All the teams have injuries. The Penguins have some significant ones - and they consistently show an effort. They made a run of it last year without Malkin or Crosby. So using that as an excuse for poor play and possibly poor planning in my opinion is not right. They were mostly healthy the first game of the season against Toronto and the same pattern emerged. Yes it does drag on a team psyche BUT the good news is that the last two injuries are not long term ones at this time. The socks have to be pulled up, cowboy up, man up whatever cliche you want to add and so far it is not happened. Hopefully it does happen soon.

George Prax's picture

It's one thing to have injuries halfway through the year. I don't have the stats in front of me but I'm sure they struggled without Crosby and Malkin at first too. Also, they're MUCH deeper than the Habs, which is also a factor. The other major difference is that the Pens expected to start the year without Crosby so they had time to adjust. The Canadiens, from the sound of it, weren't sure whether they were starting the year without Markov, then lost his replacement and another defenseman (not to mention the Betts fiasco). Then they lost their best sniper and a few others as well. It's really not the same circumstance.

The excuse obviously only goes so far, but there's no need to overreact because they didn't show up for one game, a game where the line-up was incredibly disjointed.

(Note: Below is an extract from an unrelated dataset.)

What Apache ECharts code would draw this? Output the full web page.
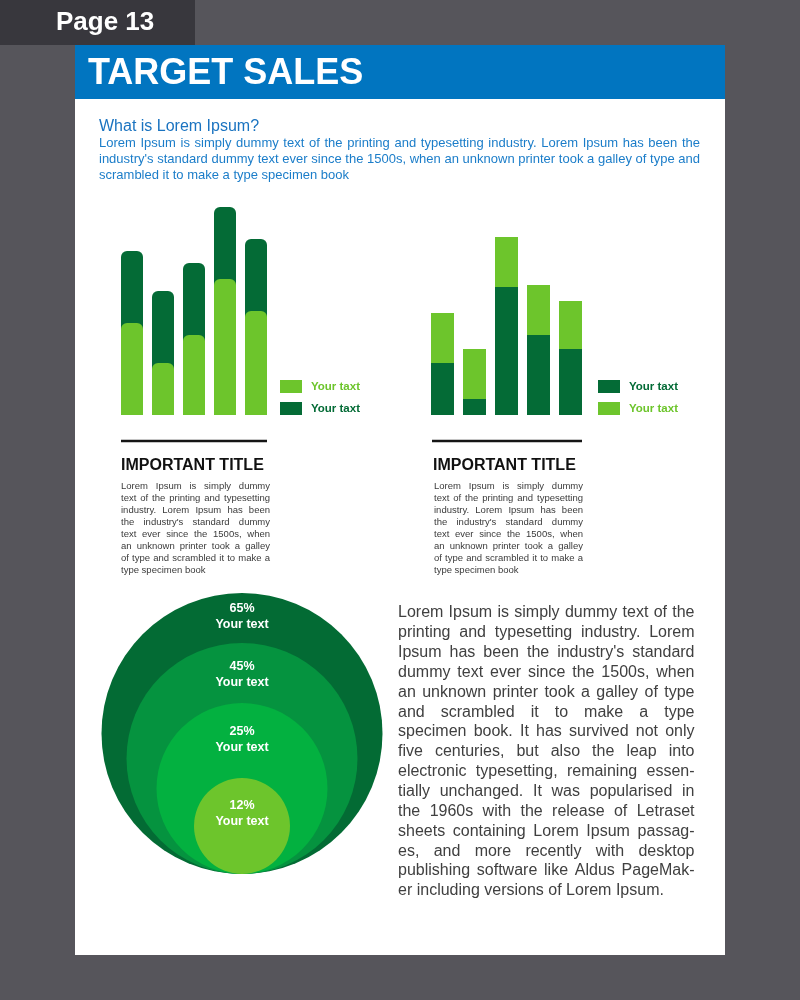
<!DOCTYPE html>
<html><head><meta charset="utf-8">
<script src="https://cdn.jsdelivr.net/npm/echarts@6/dist/echarts.min.js"></script>
<style>html,body{margin:0;padding:0;background:#56555b}#c{width:800px;height:1000px}</style>
</head><body><div id="c"></div>
<script>
// ---------- data ----------
const barCategories = ['1', '2', '3', '4', '5'];
const leftLight = [46, 26, 40, 68, 52];
const leftDark = [36, 36, 36, 36, 36];
const rightDark = [26, 8, 64, 40, 33];
const rightLight = [25, 25, 25, 25, 24];
const legendText = 'Your taxt';
const circleValues = [65, 45, 25, 12];
const circleText = 'Your text';
const pageLabel = 'Page 13';
const mainTitle = 'TARGET SALES';
const introTitle = 'What is Lorem Ipsum?';
const introLines = [
  'Lorem Ipsum is simply dummy text of the printing and typesetting industry. Lorem Ipsum has been the',
  "industry's standard dummy text ever since the 1500s, when an unknown printer took a galley of type and",
  'scrambled it to make a type specimen book'
];
const sectionTitle = 'IMPORTANT TITLE';
const smallLines = [
  'Lorem Ipsum is simply dummy',
  'text of the printing and typesetting',
  'industry. Lorem Ipsum has been',
  "the industry's standard dummy",
  'text ever since the 1500s, when',
  'an unknown printer took a galley',
  'of type and scrambled it to make a',
  'type specimen book'
];
const bodyLines = [
  'Lorem Ipsum is simply dummy text of the',
  'printing and typesetting industry. Lorem',
  "Ipsum has been the industry's standard",
  'dummy text ever since the 1500s, when',
  'an unknown printer took a galley of type',
  'and scrambled it to make a type',
  'specimen book. It has survived not only',
  'five centuries, but also the leap into',
  'electronic typesetting, remaining essen-',
  'tially unchanged. It was popularised in',
  'the 1960s with the release of Letraset',
  'sheets containing Lorem Ipsum passag-',
  'es, and more recently with desktop',
  'publishing software like Aldus PageMak-',
  'er including versions of Lorem Ipsum.'
];

// ---------- styles ----------
const FF = "'Liberation Sans', Arial, Helvetica, sans-serif";
const LIGHT = '#6dc52c';
const DARK = '#046b36';
const circleColors = ['#036b34', '#05933f', '#03b140', '#6dc52c'];
const circleRadius = [140.5, 115.5, 85.5, 48];
const circleLabelOffset = [8, 16, 21, 20];

const mctx = document.createElement('canvas').getContext('2d');
function textEl(str, x, y, size, color, weight, z) {
  return { type: 'text', x: x, y: y + 0.09 * size, z: z || 10, silent: true,
    style: { text: str, fill: color, fontSize: size, fontFamily: FF, fontWeight: weight || 'normal',
      align: 'left', verticalAlign: 'middle' } };
}
function paragraph(lines, x, y, width, lineH, size, color, justifyLast) {
  const els = [];
  mctx.font = 'normal ' + size + "px 'Liberation Sans'";
  const spaceW = mctx.measureText(' ').width;
  lines.forEach(function (line, i) {
    const ty = y + i * lineH;
    const words = line.split(' ');
    const last = i === lines.length - 1 && !justifyLast;
    const widths = words.map(function (w) { return mctx.measureText(w).width; });
    const total = widths.reduce(function (a, b) { return a + b; }, 0);
    const gap = (last || words.length < 2) ? spaceW : (width - total) / (words.length - 1);
    let cx = x;
    words.forEach(function (w, j) {
      els.push(textEl(w, cx, ty, size, color, 'normal'));
      cx += widths[j] + gap;
    });
  });
  return els;
}

const graphics = [
  { type: 'rect', z: 0, silent: true, shape: { x: 0, y: 0, width: 195, height: 45 }, style: { fill: '#38373d' } },
  { type: 'rect', z: 0, silent: true, shape: { x: 75, y: 45, width: 650, height: 910 }, style: { fill: '#ffffff' } },
  { type: 'rect', z: 0, silent: true, shape: { x: 75, y: 45, width: 650, height: 54 }, style: { fill: '#0175c0' } },
  textEl(pageLabel, 56, 20, 26, '#ffffff', 'bold'),
  textEl(mainTitle, 88, 71, 36, '#ffffff', 'bold'),
  textEl(introTitle, 99, 125, 16, '#1a73c0', 'normal'),
  { type: 'line', z: 10, silent: true, shape: { x1: 121, y1: 441, x2: 267, y2: 441 }, style: { stroke: '#151515', lineWidth: 2.5 } },
  { type: 'line', z: 10, silent: true, shape: { x1: 432, y1: 441, x2: 582, y2: 441 }, style: { stroke: '#151515', lineWidth: 2.5 } },
  textEl(sectionTitle, 121, 464, 16, '#111111', 'bold'),
  textEl(sectionTitle, 433, 464, 16, '#111111', 'bold')
].concat(
  paragraph(introLines, 99, 142, 601, 16, 13, '#1b7dc9', false),
  paragraph(smallLines, 121, 486, 149, 12, 9.5, '#3a3a3a', false),
  paragraph(smallLines, 434, 486, 149, 12, 9.5, '#3a3a3a', false),
  paragraph(bodyLines, 398, 611.5, 296.5, 19.85, 16, '#404040', false)
);

const hiddenCat = { type: 'category', data: barCategories, show: false };
const hiddenVal = { type: 'value', min: 0, max: 104, show: false };

const option = {
  backgroundColor: '#56555b',
  animation: false,
  graphic: { elements: graphics },
  grid: [
    { left: 116.5, width: 155, top: 207, height: 208 },
    { left: 426.5, width: 160, top: 207, height: 208 },
    { left: 101.5, width: 281, top: 593, height: 281 }
  ],
  xAxis: [
    Object.assign({ gridIndex: 0 }, hiddenCat),
    Object.assign({ gridIndex: 1 }, hiddenCat),
    { gridIndex: 2, type: 'value', min: -140.5, max: 140.5, show: false }
  ],
  yAxis: [
    Object.assign({ gridIndex: 0 }, hiddenVal),
    Object.assign({ gridIndex: 1 }, hiddenVal),
    { gridIndex: 2, type: 'value', min: 0, max: 281, show: false }
  ],
  legend: [
    { left: 280, top: 380, padding: 0, orient: 'vertical', itemWidth: 22, itemHeight: 13, itemGap: 9, icon: 'rect',
      selectedMode: false, formatter: function () { return legendText; },
      textStyle: { fontFamily: FF, fontWeight: 'bold', fontSize: 11.5, padding: [0, 0, 0, 4] },
      data: [{ name: 'Left light', textStyle: { color: LIGHT } }, { name: 'Left dark', textStyle: { color: DARK } }] },
    { left: 598, top: 380, padding: 0, orient: 'vertical', itemWidth: 22, itemHeight: 13, itemGap: 9, icon: 'rect',
      selectedMode: false, formatter: function () { return legendText; },
      textStyle: { fontFamily: FF, fontWeight: 'bold', fontSize: 11.5, padding: [0, 0, 0, 4] },
      data: [{ name: 'Right dark', textStyle: { color: DARK } }, { name: 'Right light', textStyle: { color: LIGHT } }] }
  ],
  series: [
    { name: 'Left dark', type: 'bar', xAxisIndex: 0, yAxisIndex: 0, barWidth: 22, barGap: '-100%',
      data: leftDark.map(function (v, i) { return v + leftLight[i]; }),
      itemStyle: { color: DARK, borderRadius: [6, 6, 0, 0] } },
    { name: 'Left light', type: 'bar', xAxisIndex: 0, yAxisIndex: 0, barWidth: 22, barGap: '-100%',
      data: leftLight, itemStyle: { color: LIGHT, borderRadius: [6, 6, 0, 0] } },
    { name: 'Right dark', type: 'bar', xAxisIndex: 1, yAxisIndex: 1, barWidth: 23, stack: 'r',
      data: rightDark, itemStyle: { color: DARK } },
    { name: 'Right light', type: 'bar', xAxisIndex: 1, yAxisIndex: 1, barWidth: 23, stack: 'r',
      data: rightLight, itemStyle: { color: LIGHT } },
    { name: 'Circles', type: 'scatter', xAxisIndex: 2, yAxisIndex: 2, symbol: 'circle',
      data: circleValues.map(function (v, i) {
        const r = circleRadius[i];
        return { value: [0, r, v], symbolSize: 2 * r, itemStyle: { color: circleColors[i], opacity: 1 },
          label: { position: ['50%', circleLabelOffset[i]] } };
      }),
      label: { show: true, align: 'center', verticalAlign: 'top', color: '#ffffff', fontFamily: FF,
        fontWeight: 'bold', fontSize: 12.5, lineHeight: 16,
        formatter: function (p) { return p.value[2] + '%\n' + circleText; } },
      emphasis: { disabled: true } }
  ]
};
const chart = echarts.init(document.getElementById('c'), null, { renderer: 'canvas' });
chart.setOption(option);
</script></body></html>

Moen started on the freaking first line, Palushaj and Engqvist aren't even supposed to be here, god knows what's happening on defense. It's not 100% fair to blame the remaining players for this.

habbykins's picture

I will not pin a lack of effort on injuries. Some losses can be pinned on injuries no doubt but a lackluster effort and lack of emotion are more to blame for this loss. There is no excusing this. It has happened - now let's see how the Habs respond. Will it put martini on more of a hot seat - perhaps and that is not a bad thing.

Again George I agree to disagree with you.